**Directions for this task**
Without the pictures, output the lines of the material from the very first through the one that holds "font=dict(family=FONT, size=16.5, color=TXT))".

**Saved entries**
# # # # #

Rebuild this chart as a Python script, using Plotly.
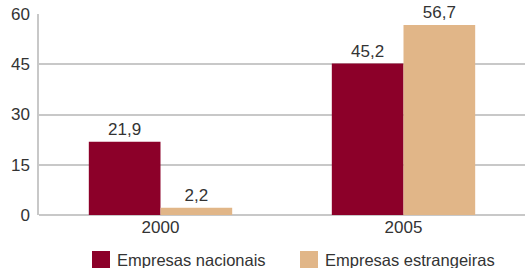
import plotly.graph_objects as go

categories = ["2000", "2005"]
nacionais = [21.9, 45.2]
estrangeiras = [2.2, 56.7]
y_ticks = [0, 15, 30, 45, 60]
series_names = ["Empresas nacionais", "Empresas estrangeiras"]
colors = ["#8C0029", "#E1B688"]

FONT = "Liberation Sans, Arial, sans-serif"
TXT = "#333333"

fig = go.Figure()
for name, vals, col in zip(series_names, [nacionais, estrangeiras], colors):
    fig.add_trace(go.Bar(
        x=categories, y=vals, name=name,
        marker=dict(color=col, line=dict(width=0)),
        texttemplate="%{y:.1f}", textposition="outside",
        textfont=dict(family=FONT, size=17, color=TXT), cliponaxis=False,
        hoverinfo="skip",
    ))

W, H = 525, 268
l, r, t, b = 39, 0, 14, 268 - 215
pw, ph = W - l - r, H - t - b

def px2x(px):
    return (px - l) / pw

def py2y(py):
    return (H - b - py) / ph

legend_x = [92, 300]
for lx, name, col in zip(legend_x, series_names, colors):
    fig.add_shape(type="rect", xref="paper", yref="paper",
                  x0=px2x(lx), x1=px2x(lx + 18), y0=py2y(270), y1=py2y(251),
                  fillcolor=col, line=dict(width=0), layer="above")
    fig.add_annotation(xref="paper", yref="paper", x=px2x(lx + 23), y=py2y(260),
                       xanchor="left", yanchor="middle", text=name, showarrow=False,
                       font=dict(family=FONT, size=16.5, color=TXT))

fig.update_layout(
    width=W, height=H,
    margin=dict(l=l, r=r, t=t, b=b, autoexpand=False),
    paper_bgcolor="white", plot_bgcolor="white",
    barmode="group", bargap=0.41, bargroupgap=0,
    separators=",.",
    font=dict(family=FONT, size=16, color=TXT),
    showlegend=False,
    xaxis=dict(showline=False, ticks="", tickfont=dict(size=17), automargin=False),
    yaxis=dict(range=[0, 60], tickvals=y_ticks, showgrid=True, gridcolor="#C8C8C8",
               gridwidth=1.5, zeroline=True, zerolinecolor="#C8C8C8", zerolinewidth=1.5,
               showline=True, linecolor="#C8C8C8", linewidth=1.5,
               tickfont=dict(size=17), ticks="", ticklabelstandoff=4, automargin=False),
)

fig.write_html("out.html",
               config={"displayModeBar": False},
               post_script="document.body.style.margin='0';document.body.style.overflow='hidden';")
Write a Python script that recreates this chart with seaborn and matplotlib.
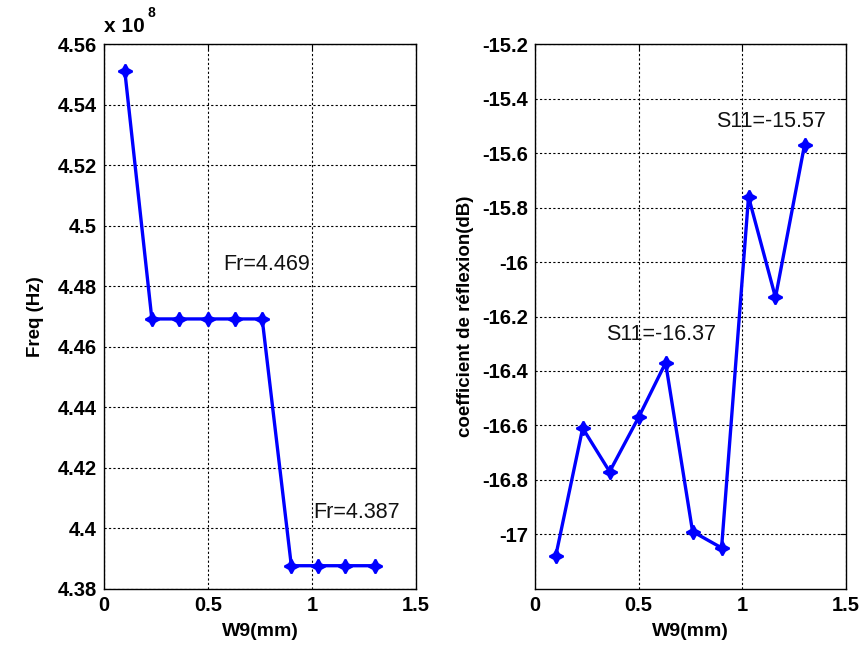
import numpy as np
import pandas as pd
import matplotlib
matplotlib.use("Agg")
import matplotlib.pyplot as plt
import seaborn as sns

# ---- data ----
w9_mm = [0.10, 0.23, 0.36, 0.50, 0.63, 0.76, 0.90, 1.03, 1.16, 1.30]
freq_e8 = [4.5512, 4.4692, 4.4692, 4.4692, 4.4692, 4.4692, 4.3876, 4.3876, 4.3876, 4.3876]
s11_db = [-17.08, -16.61, -16.77, -16.57, -16.37, -16.99, -17.05, -15.76, -16.13, -15.57]

freq_ticks = [4.38, 4.40, 4.42, 4.44, 4.46, 4.48, 4.50, 4.52, 4.54, 4.56]
freq_ticklabels = ["4.38", "4.4", "4.42", "4.44", "4.46", "4.48", "4.5", "4.52", "4.54", "4.56"]
s11_ticks = [-17.0, -16.8, -16.6, -16.4, -16.2, -16.0, -15.8, -15.6, -15.4, -15.2]
s11_ticklabels = ["-17", "-16.8", "-16.6", "-16.4", "-16.2", "-16", "-15.8", "-15.6", "-15.4", "-15.2"]
x_ticks = [0, 0.5, 1.0, 1.5]
x_ticklabels = ["0", "0.5", "1", "1.5"]

df = pd.DataFrame({"w9": w9_mm, "freq": freq_e8, "s11": s11_db})

sns.set_style("white")
plt.rcParams["font.family"] = ["Liberation Sans", "DejaVu Sans"]
plt.rcParams["text.color"] = "black"
plt.rcParams["axes.labelcolor"] = "black"
plt.rcParams["xtick.color"] = "black"
plt.rcParams["ytick.color"] = "black"

fig = plt.figure(figsize=(8.65, 6.48), dpi=100)
ax1 = fig.add_axes([0.1202, 0.0915, 0.3610, 0.8401])
ax2 = fig.add_axes([0.6185, 0.0915, 0.3595, 0.8401])

marker = (4, 1, 0)
for ax, col in [(ax1, "freq"), (ax2, "s11")]:
    sns.lineplot(data=df, x="w9", y=col, ax=ax, color="#0000ff", linewidth=2.4,
                 marker=marker, markersize=10, markeredgecolor="#0000ff",
                 markerfacecolor="#0000ff", markeredgewidth=1.5)

def style(ax, yticks, yticklabels, ylim):
    ax.set_xlim(0, 1.5)
    ax.set_ylim(*ylim)
    ax.set_xticks(x_ticks)
    ax.set_xticklabels(x_ticklabels)
    ax.set_yticks(yticks)
    ax.set_yticklabels(yticklabels)
    ax.grid(True, color="black", linestyle=(0, (2, 2)), linewidth=0.8)
    ax.tick_params(direction="in", top=True, right=True, length=4, width=0.8,
                   labelsize=14.5, pad=5, colors="black")
    for lab in ax.get_xticklabels() + ax.get_yticklabels():
        lab.set_fontweight("bold")
    for sp in ax.spines.values():
        sp.set_color("black")
        sp.set_linewidth(1.0)
    ax.set_xlabel("W9(mm)", fontsize=14, fontweight="bold", labelpad=6)

style(ax1, freq_ticks, freq_ticklabels, (4.38, 4.56))
style(ax2, s11_ticks, s11_ticklabels, (-17.2, -15.2))

ax1.set_ylabel("Freq (Hz)", fontsize=13.5, fontweight="bold", labelpad=10)
ax2.set_ylabel("coefficient de réflexion(dB)", fontsize=13.5, fontweight="bold", labelpad=6)

ax1.text(0.0, 1.015, "x 10", transform=ax1.transAxes, fontsize=15, fontweight="bold",
         ha="left", va="bottom")
ax1.text(0.138, 1.045, "8", transform=ax1.transAxes, fontsize=10, fontweight="bold",
         ha="left", va="bottom")

ax1.text(0.572, 4.4873, "Fr=4.469", fontsize=15.5, ha="left", va="center", color="#111111")
ax1.text(1.005, 4.4052, "Fr=4.387", fontsize=15.5, ha="left", va="center", color="#111111")
ax2.text(0.873, -15.484, "S11=-15.57", fontsize=15.5, ha="left", va="center", color="#111111")
ax2.text(0.342, -16.266, "S11=-16.37", fontsize=15.5, ha="left", va="center", color="#111111")

fig.savefig("out.png", dpi=100, facecolor="white")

# # # # #

**Task result**
Rebuild this chart as a Python script, using Plotly.
import plotly.graph_objects as go

categories = ["2000", "2005"]
nacionais = [21.9, 45.2]
estrangeiras = [2.2, 56.7]
y_ticks = [0, 15, 30, 45, 60]
series_names = ["Empresas nacionais", "Empresas estrangeiras"]
colors = ["#8C0029", "#E1B688"]

FONT = "Liberation Sans, Arial, sans-serif"
TXT = "#333333"

fig = go.Figure()
for name, vals, col in zip(series_names, [nacionais, estrangeiras], colors):
    fig.add_trace(go.Bar(
        x=categories, y=vals, name=name,
        marker=dict(color=col, line=dict(width=0)),
        texttemplate="%{y:.1f}", textposition="outside",
        textfont=dict(family=FONT, size=17, color=TXT), cliponaxis=False,
        hoverinfo="skip",
    ))

W, H = 525, 268
l, r, t, b = 39, 0, 14, 268 - 215
pw, ph = W - l - r, H - t - b

def px2x(px):
    return (px - l) / pw

def py2y(py):
    return (H - b - py) / ph

legend_x = [92, 300]
for lx, name, col in zip(legend_x, series_names, colors):
    fig.add_shape(type="rect", xref="paper", yref="paper",
                  x0=px2x(lx), x1=px2x(lx + 18), y0=py2y(270), y1=py2y(251),
                  fillcolor=col, line=dict(width=0), layer="above")
    fig.add_annotation(xref="paper", yref="paper", x=px2x(lx + 23), y=py2y(260),
                       xanchor="left", yanchor="middle", text=name, showarrow=False,
                       font=dict(family=FONT, size=16.5, color=TXT))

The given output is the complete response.